Story originally published in BioTalent Canada’s Close-up on the bio-economy: Prairies

The time frame to train new recruits is short for agricultural contract research firm Ag-Quest Inc., With only one field season a year for recent hires to learn new skills, it can take years to develop into fully productive researchers. The company has responded by pairing summer students with senior staff who can bring them up to speed more quickly.

Q: What’s your focus at Ag-Quest?

DANA MAXWELL, PRESIDENT AND CEO: We’re an agricultural contract research organization (CRO). We do crop and herbicide and pesticide efficacy research as well as pesticide environmental fate studies, and we support agronomic development for new crop varieties in multiple locations throughout the Canadian Prairies.

Q: What are the big areas of opportunity for your business?

DM: We’ve seen good growth in our variety trial services and we expect that to increase. We’re also seeing more demand for herbicide-resistant weed assays. As long as weeds continue to evolve farmers will need herbicides.

Q: What’s the biggest challenge you face?

DM: It takes close to five years for a full-time researcher to reach their maximum capacity and they need a lot of coaching to get there. With only one growing season in a year, the development windows are short. Some researchers will work with just one crop; others work with 10 or more. There’s lots of agronomy to learn, different situations and growing zones to operate in and protocols to interpret. And it takes a long time for a researcher to build efficiencies into their work. An early-career researcher can’t manage a full workload without burning out; we want to build up our people to be productive.

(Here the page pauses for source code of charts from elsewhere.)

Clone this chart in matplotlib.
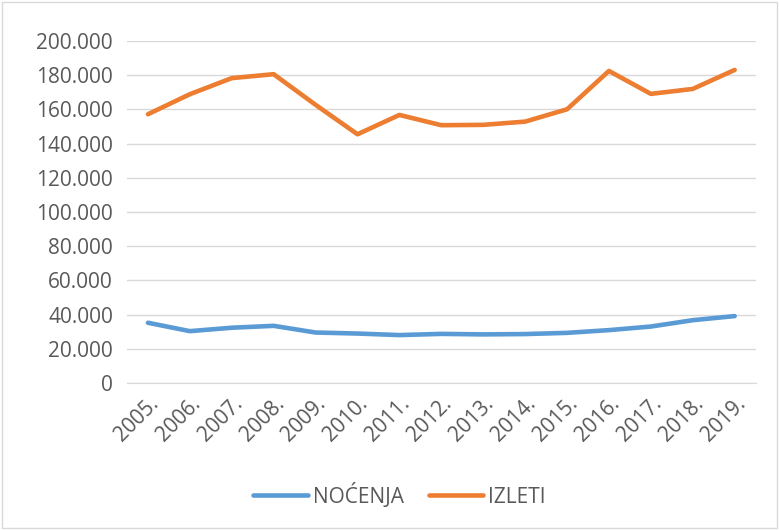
import matplotlib.pyplot as plt
from matplotlib.ticker import FuncFormatter
from matplotlib.patches import Rectangle

plt.rcParams['font.family'] = ['Open Sans', 'DejaVu Sans']

years = ['2005.', '2006.', '2007.', '2008.', '2009.', '2010.', '2011.', '2012.',
         '2013.', '2014.', '2015.', '2016.', '2017.', '2018.', '2019.']
nocenja = [35300, 30400, 32400, 33500, 29600, 29000, 28100, 28800,
           28500, 28700, 29400, 31000, 33100, 36800, 39200]
izleti = [157100, 168800, 178200, 180500, 162600, 145400, 156700, 150700,
          150900, 152800, 160000, 182400, 169000, 171900, 183000]

text_col = '#595959'
grid_col = '#D9D9D9'

fig = plt.figure(figsize=(7.79, 5.30), dpi=100)
ax = fig.add_axes([0.163, 0.277, 0.807, 0.646])

x = range(len(years))
ax.plot(x, nocenja, color='#5B9BD5', lw=3.3, solid_capstyle='round', label='NOĆENJA')
ax.plot(x, izleti, color='#ED7D31', lw=3.3, solid_capstyle='round', label='IZLETI')

ax.set_xlim(-0.5, len(years) - 0.5)
ax.set_ylim(0, 200000)
ax.set_yticks(range(0, 200001, 20000))
ax.yaxis.set_major_formatter(FuncFormatter(lambda v, p: f'{int(v):,}'.replace(',', '.')))
ax.set_xticks(list(x))
ax.set_xticklabels(years, rotation=45, ha='right', rotation_mode='anchor')

ax.grid(axis='y', color=grid_col, lw=1)
ax.set_axisbelow(True)
for s in ['top', 'right', 'left']:
    ax.spines[s].set_visible(False)
ax.spines['bottom'].set_color(grid_col)
ax.tick_params(axis='both', length=0, colors=text_col, labelsize=15)
ax.tick_params(axis='y', pad=10)
ax.tick_params(axis='x', pad=7)

leg = fig.legend(loc='center', bbox_to_anchor=(0.513, 0.066), ncol=2, frameon=False,
                 fontsize=15, handlelength=2.6, columnspacing=1.2, handletextpad=0.25)
for t in leg.get_texts():
    t.set_color(text_col)

fig.patches.append(Rectangle((0.003, 0.003), 0.994, 0.994, transform=fig.transFigure,
                             fill=False, edgecolor=grid_col, lw=1))

fig.savefig('out.png', dpi=100)
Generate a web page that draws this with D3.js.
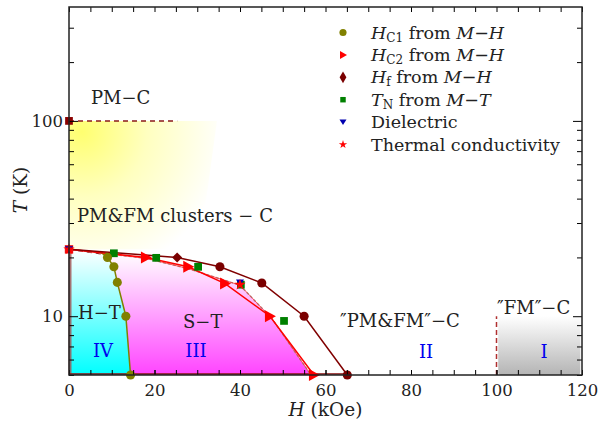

 Q: How do you help people along that path?

DM: One way is by starting the development process sooner, with our summer students. Summer positions are basically four-month job interviews. Students who return have already built up their practical skills and can start to work more quickly than someone who’s entirely new to Ag-Quest or to field research. They also make excellent candidates to become Research Associates-in-training. We assign Research Associates-in-training responsibility for a small set of trials and pair them with more senior researchers who can mentor them. That lets them gain experience in managing their programs. We’ve had good success with that.

Q: How important are soft skills?

DM: Critical. We need people with good observational, teamwork and communications skills. A lot of our large projects involve large team events and it takes a lot of collaboration to complete them successfully. Self-organization and time management are important, too, because we’re balancing multiple trials and priorities. Each researcher needs to know exactly what must happen in a week and be able to organize their time and resources to make it happen.

Q: As you look to fill positions, is diversifying your workforce a specific goal?

DM: We welcome diversity. It’s not a specific goal but we do have a diverse workforce. We’ve hit the inflection point of having more women as research associates than men. And our permanent staff come from many different backgrounds. They bring a lot to the table.

 Q: Where do you find your talent?

DM: We recruit summer students through the universities and colleges. For our permanent staff, we advertise at universities, sometimes through the Agrology Institutes. It’s also helpful to hire through BioTalent Canada programs, which give access to workers with salary support and provide good candidates for research associates.

Company profile: Ag-Quest Inc.

Location: Minto, Manitoba
Employees: 39 full-time, 40 seasonal employees
Sub-sector: Agri-bio

Ag-Quest Inc. is an agricultural contract research organization that conducts agronomic research trials, herbicide resistance testing and other crop research in major growing zones and climactic regions across western Canada, serving both domestic and international agricultural clients.